GIVEN PROBLEM: Starting at the first line of the listing below, retype each line up to and including the one that contains "return (H - B - py) / plot_h". Leave pictures out.

GIVEN DATA:
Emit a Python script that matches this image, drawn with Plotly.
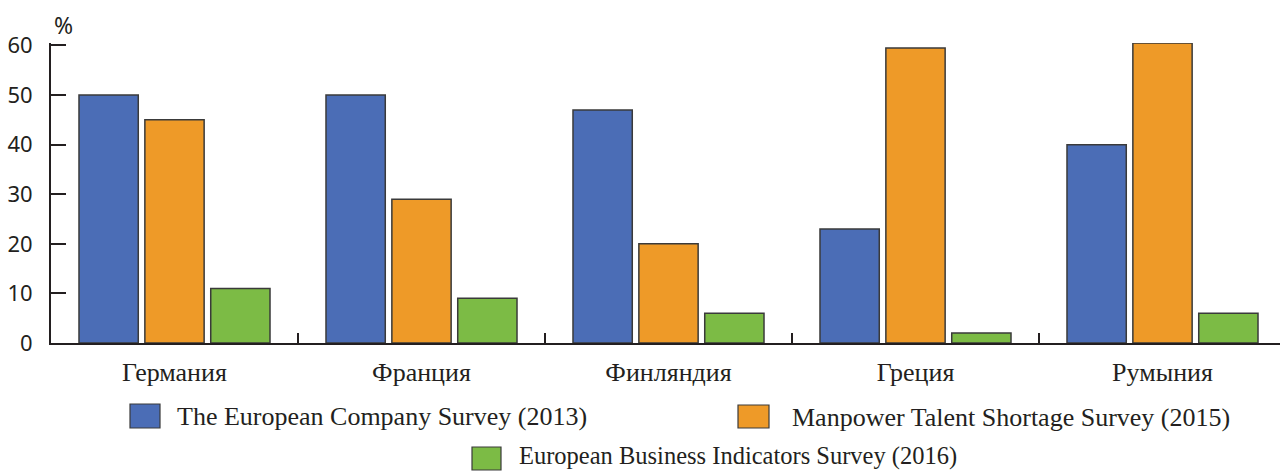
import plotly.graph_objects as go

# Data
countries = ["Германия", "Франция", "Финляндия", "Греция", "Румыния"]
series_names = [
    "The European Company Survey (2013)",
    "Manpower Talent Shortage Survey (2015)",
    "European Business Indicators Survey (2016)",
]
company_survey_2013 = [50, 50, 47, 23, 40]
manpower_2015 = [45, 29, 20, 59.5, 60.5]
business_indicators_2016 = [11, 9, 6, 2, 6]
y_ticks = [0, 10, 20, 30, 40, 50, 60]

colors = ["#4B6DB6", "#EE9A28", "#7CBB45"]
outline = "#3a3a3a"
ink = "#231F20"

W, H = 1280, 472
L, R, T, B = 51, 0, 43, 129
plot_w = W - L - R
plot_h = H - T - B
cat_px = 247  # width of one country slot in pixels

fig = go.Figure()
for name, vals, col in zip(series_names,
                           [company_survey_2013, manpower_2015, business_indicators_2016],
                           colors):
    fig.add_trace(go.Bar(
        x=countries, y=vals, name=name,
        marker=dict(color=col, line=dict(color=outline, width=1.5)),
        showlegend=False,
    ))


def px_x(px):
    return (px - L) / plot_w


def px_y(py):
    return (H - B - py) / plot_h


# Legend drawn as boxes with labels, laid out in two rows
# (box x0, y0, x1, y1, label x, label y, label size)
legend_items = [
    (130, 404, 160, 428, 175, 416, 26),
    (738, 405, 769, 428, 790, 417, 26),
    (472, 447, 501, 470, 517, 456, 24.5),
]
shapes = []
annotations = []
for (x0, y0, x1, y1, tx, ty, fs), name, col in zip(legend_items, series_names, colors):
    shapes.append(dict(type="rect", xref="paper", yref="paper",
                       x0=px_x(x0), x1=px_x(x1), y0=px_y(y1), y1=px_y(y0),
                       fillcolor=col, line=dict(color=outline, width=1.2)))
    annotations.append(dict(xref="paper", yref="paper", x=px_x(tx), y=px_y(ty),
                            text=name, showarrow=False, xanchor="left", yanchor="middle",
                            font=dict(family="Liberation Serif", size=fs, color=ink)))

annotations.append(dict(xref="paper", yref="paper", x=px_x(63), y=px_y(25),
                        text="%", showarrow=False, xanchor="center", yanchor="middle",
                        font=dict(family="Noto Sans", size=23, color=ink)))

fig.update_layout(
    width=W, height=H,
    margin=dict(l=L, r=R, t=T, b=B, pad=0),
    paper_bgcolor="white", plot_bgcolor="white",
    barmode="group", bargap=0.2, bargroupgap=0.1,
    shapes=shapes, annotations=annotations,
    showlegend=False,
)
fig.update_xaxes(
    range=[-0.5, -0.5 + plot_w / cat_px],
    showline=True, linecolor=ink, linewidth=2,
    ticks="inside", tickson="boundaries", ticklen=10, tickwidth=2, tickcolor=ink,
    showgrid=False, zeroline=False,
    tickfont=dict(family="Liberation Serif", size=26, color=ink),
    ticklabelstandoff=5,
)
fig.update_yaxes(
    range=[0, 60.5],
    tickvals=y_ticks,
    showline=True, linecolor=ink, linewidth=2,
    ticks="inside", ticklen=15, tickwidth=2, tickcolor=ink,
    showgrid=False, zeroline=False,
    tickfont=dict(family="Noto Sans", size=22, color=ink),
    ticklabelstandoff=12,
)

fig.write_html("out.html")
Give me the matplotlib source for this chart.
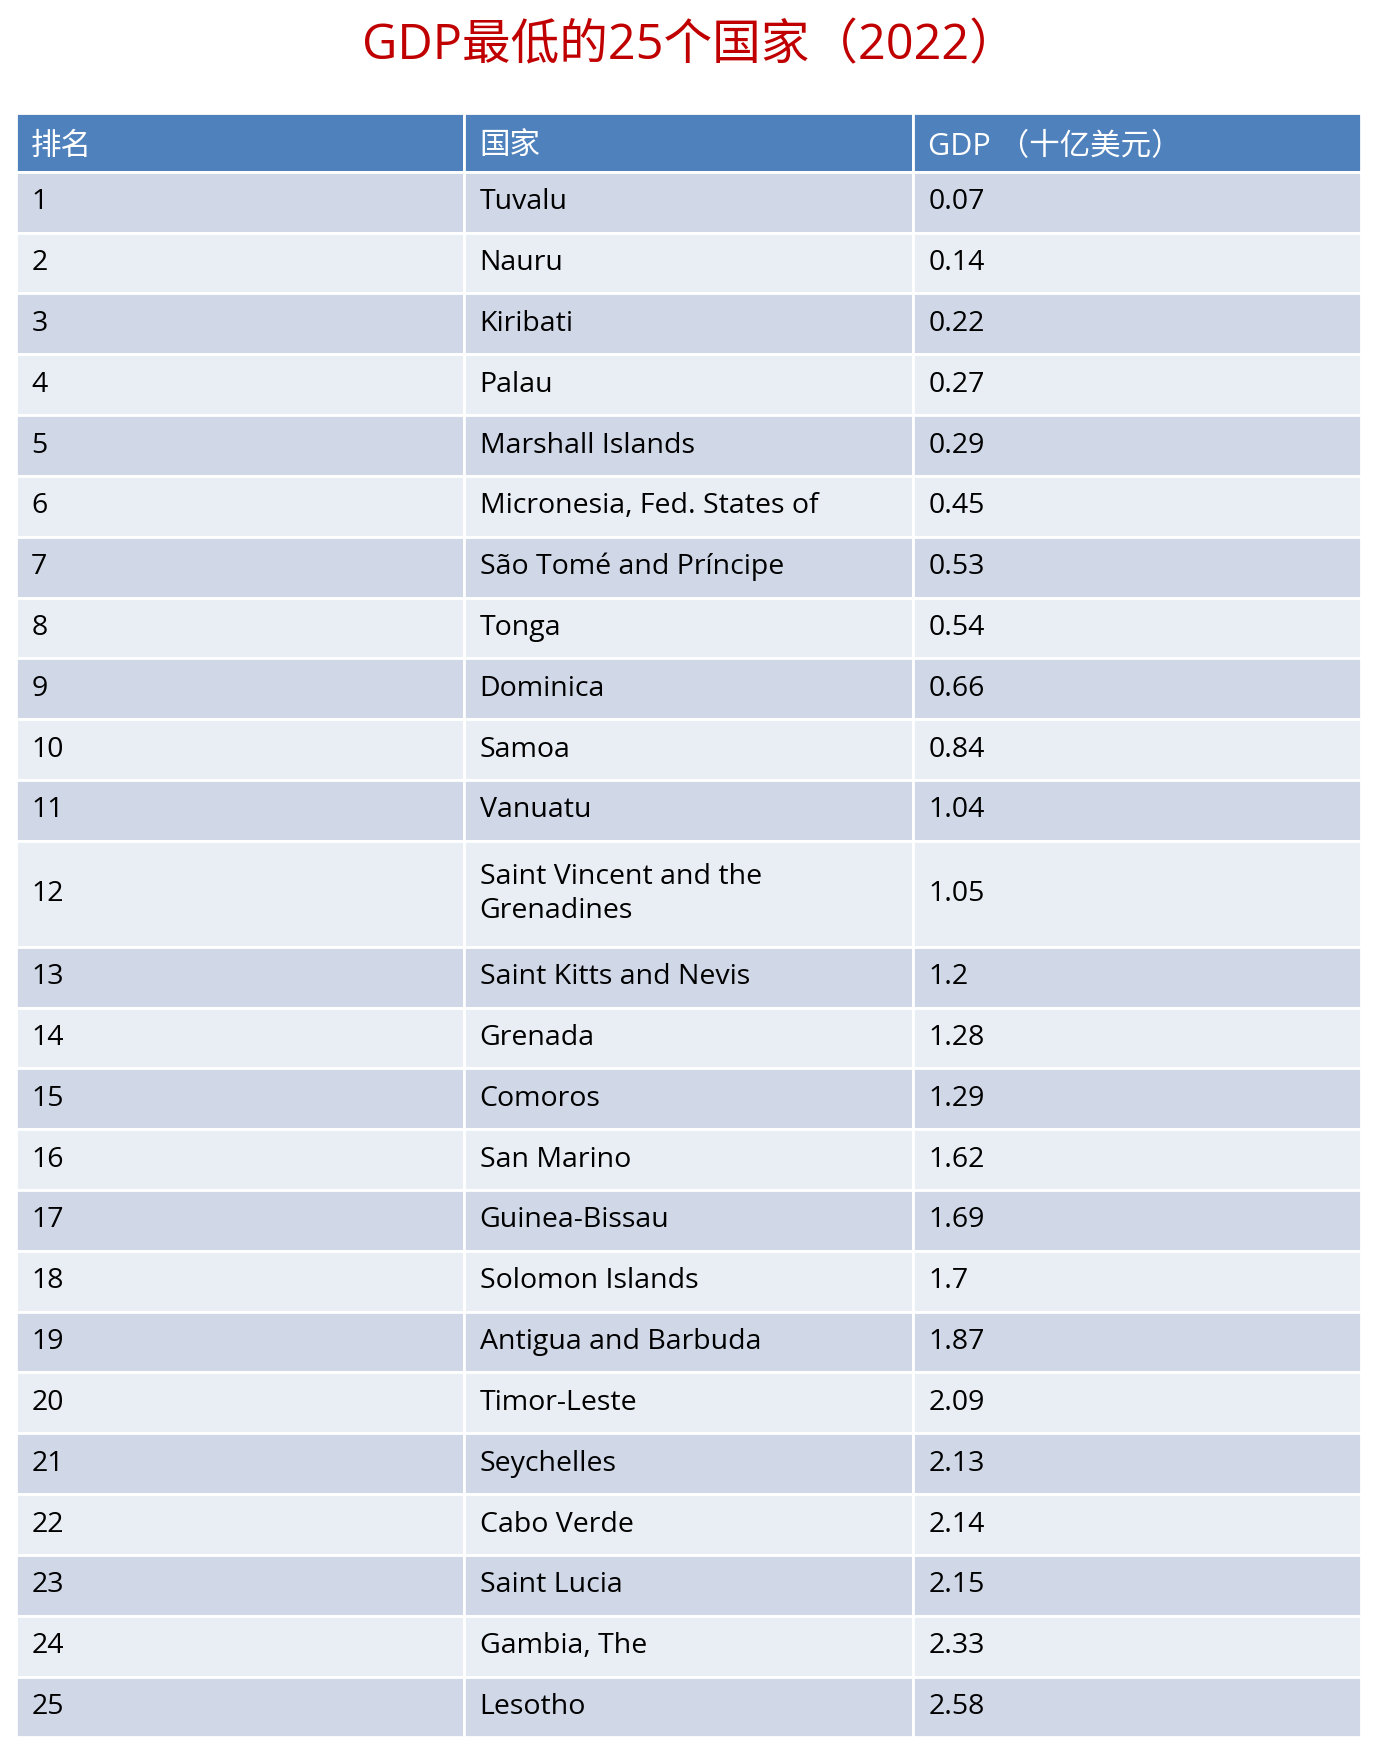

ANSWER TO THIS TASK:
Emit a Python script that matches this image, drawn with Plotly.
import plotly.graph_objects as go

# Data
countries = ["Германия", "Франция", "Финляндия", "Греция", "Румыния"]
series_names = [
    "The European Company Survey (2013)",
    "Manpower Talent Shortage Survey (2015)",
    "European Business Indicators Survey (2016)",
]
company_survey_2013 = [50, 50, 47, 23, 40]
manpower_2015 = [45, 29, 20, 59.5, 60.5]
business_indicators_2016 = [11, 9, 6, 2, 6]
y_ticks = [0, 10, 20, 30, 40, 50, 60]

colors = ["#4B6DB6", "#EE9A28", "#7CBB45"]
outline = "#3a3a3a"
ink = "#231F20"

W, H = 1280, 472
L, R, T, B = 51, 0, 43, 129
plot_w = W - L - R
plot_h = H - T - B
cat_px = 247  # width of one country slot in pixels

fig = go.Figure()
for name, vals, col in zip(series_names,
                           [company_survey_2013, manpower_2015, business_indicators_2016],
                           colors):
    fig.add_trace(go.Bar(
        x=countries, y=vals, name=name,
        marker=dict(color=col, line=dict(color=outline, width=1.5)),
        showlegend=False,
    ))


def px_x(px):
    return (px - L) / plot_w


def px_y(py):
    return (H - B - py) / plot_h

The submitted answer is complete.